Sur Vous n’avez encore rien vu, Laurent Weill observe « une mise en abyme de l’œuvre d’Alain Resnais, et je n’irai pas plus loin car ce long-métrage est compliqué à résumer ». Mieux vaut alors pour le journaliste demander à Pierre Arditi le nombre de films tournés avec le cinéaste. Le téléspectateur ne saura rien de cette fameuse mise en abyme, du cinéma de Resnais, qui va de Nuit et brouillard à Mon oncle d’Amérique…

Un soir suivant, quand Isabelle Huppert est invitée doublement, pour In another Country, de Hong Sang-soo et Amour, de Michael Haneke, Élise Chassin lui demande : « Vous avez dit oui à Hong Sang-soo, alors qu’il ne vous a pas présenté le scénario. Comment cela se passe-t-il dans ces cas-là, est-ce qu’on ose lui poser des questions ? » Question cruciale. Frédéric Beigbeder est à la hauteur et lui demande si elle va se rendre à la soirée organisée par David Guetta. Il n’y a guère que l’actrice pour parler du cinéma de Sang-soo, « poétique, très burlesque, très drôle aussi, un peu mélancolique… ».

Parallèlement, les stars montent les marches. On interrompt les brefs entretiens pour un défilé de paillettes. On ne demande pas à la chanteuse Kylie Minogue comment elle a entrepris son rôle pour Holy Motors, de Leos Carax, mais « comment elle est arrivée dans cette aventure ». À Denis Lavant, son partenaire : « Avez-vous eu peur de retravailler avec Carax ? » Avant de glisser sur une scène de nudité avec Eva Mendes.

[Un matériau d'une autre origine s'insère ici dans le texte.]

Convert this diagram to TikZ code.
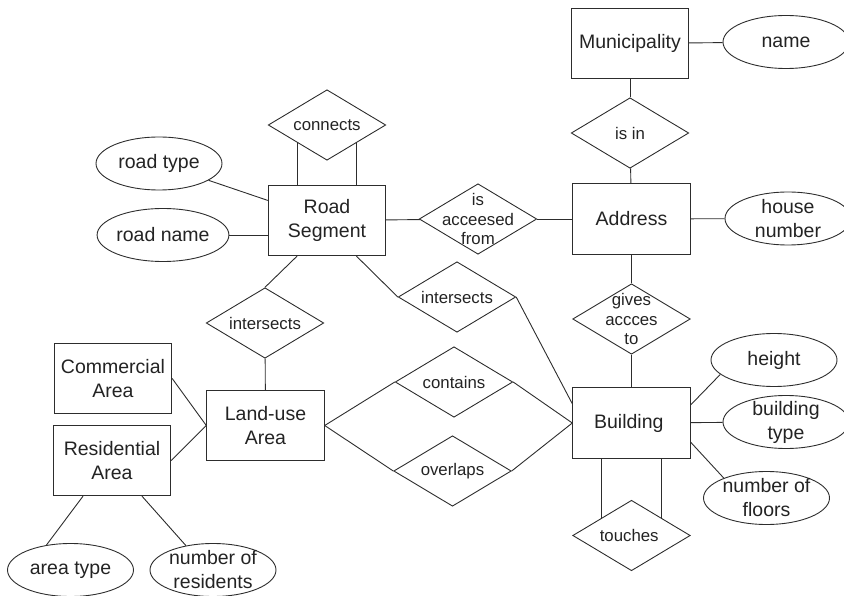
\documentclass[tikz,border=0pt]{standalone}
\usepackage{fontspec}
\setmainfont{Liberation Sans}
\usetikzlibrary{shapes.geometric}

\begin{document}
\begin{tikzpicture}[x=1pt, y=-1pt, line width=0.9pt,
    entity/.style={draw=linecolor, rectangle, minimum width=117.5pt, minimum height=70.5pt,
      inner sep=2pt, align=center, text=textcolor, font=\fontsize{19.5}{24}\selectfont},
    relation/.style={draw=linecolor, diamond, aspect=1.67, minimum width=117.5pt, minimum height=70.5pt,
      inner sep=0pt, align=center, text=textcolor, font=\fontsize{16.8}{19.5}\selectfont},
    attribute/.style={draw=linecolor, ellipse, minimum width=126pt, minimum height=53pt,
      inner sep=0pt, align=center, text=textcolor, font=\fontsize{19.5}{24}\selectfont},
    link/.style={draw=linecolor}]
      % Color definitions
      \definecolor{linecolor}{RGB}{45, 45, 45}
      \definecolor{textcolor}{RGB}{35, 35, 35}

      % Page frame (reference pixels)
      \useasboundingbox (0,0) rectangle (844,596);

      % Entities
      \foreach \name/\pos/\txt in {
          muni/{630,43.5}/Municipality,
          address/{631.5,219}/Address,
          road/{327,220.5}/{Road\\Segment},
          landuse/{265.5,425.5}/{Land-use\\Area},
          commercial/{113,378.5}/{Commercial\\Area},
          residential/{112,460.5}/{Residential\\Area},
          building/{631.5,423}/Building
      } {
          \node[entity] (\name) at (\pos) {\txt};
      }

      % Relationships
      \foreach \name/\pos/\txt in {
          isin/{630,133}/is in,
          connects/{327,125}/connects,
          isect1/{265,323}/intersects,
          isect2/{457,297}/intersects,
          contains/{454,382}/contains,
          overlaps/{452.5,471}/overlaps,
          touches/{631.5,535.5}/touches
      } {
          \node[relation] (\name) at (\pos) {\txt};
      }
      \node[relation, inner sep=-10pt] (access) at (478,219) {is\\acceesed\\from};
      \node[relation, inner sep=-10pt] (gives) at (631.5,319) {gives\\accces\\to};

      % Attributes
      \node[attribute] (mname) at (786,42) {name};
      \node[attribute, inner sep=-4pt] (house) at (788,218.5) {house\\number};
      \node[attribute] (rtype) at (159,163.5) {road type};
      \node[attribute] (rname) at (163,235) {road name};
      \node[attribute] (height) at (774,360) {height};
      \node[attribute, inner sep=-4pt] (btype) at (786,422) {building\\type};
      \node[attribute, inner sep=-4pt] (floors) at (766.5,498) {number of\\floors};
      \node[attribute] (atype) at (70.5,570) {area type};
      \node[attribute, inner sep=-4pt] (nres) at (213,570) {number of\\residents};

      % Links between nodes
      \foreach \a/\b in {
          muni/mname, muni/isin, isin/address, address/house,
          road/access, access/address, address/gives, gives/building,
          rtype/road, isect1/landuse, isect2.east/building.162,
          landuse.east/contains.west, contains.east/building.west,
          landuse.east/overlaps.west, overlaps.east/building.west,
          commercial.east/landuse.west, residential.east/landuse.west,
          building.17/height.195, building/btype, building.-18/floors.155
      } {
          \draw[link] (\a) -- (\b);
      }
      \draw[link] (rname) -- (rname -| road.west);

      % Road segment to the two intersects
      \draw[link] ([xshift=-30pt]road.south) -- (isect1.north);
      \draw[link] ([xshift=29.5pt]road.south) -- (isect2.west);

      % Residential area attributes
      \draw[link] ([xshift=-29pt]residential.south) -- (atype.134);
      \draw[link] ([xshift=30pt]residential.south) -- (nres.138);

      % Double links (recursive relationships)
      \foreach \side in {south west, south east} {
          \draw[link] (connects.\side) -- (connects.\side |- road.north);
      }
      \foreach \side in {north west, north east} {
          \draw[link] (touches.\side) -- (touches.\side |- building.south);
      }

\end{tikzpicture}
\end{document}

Quand Nicole Kidman vient présenter The Paperboy, de Lee Daniels, on lui rappelle une scène proche de Basic Instinct…

Jamais une analyse du film, sinon un simple récit linéaire rapporté. Le pitch, qu’on appelle ça. Jamais un regard sur la manière dont l’œuvre se déploie, sur la manière d’envisager le monde à travers l’image, sur ce qui peut être, parfois, non pas le réel, mais une hallucination du réel. Les films et la réflexion sur les films n’ont pas ici leur place. Très secondaire, tout ça. Il s’agit de vendre. Cannes est d’abord un marché du film. En termes de promo, la télé s’y connaît.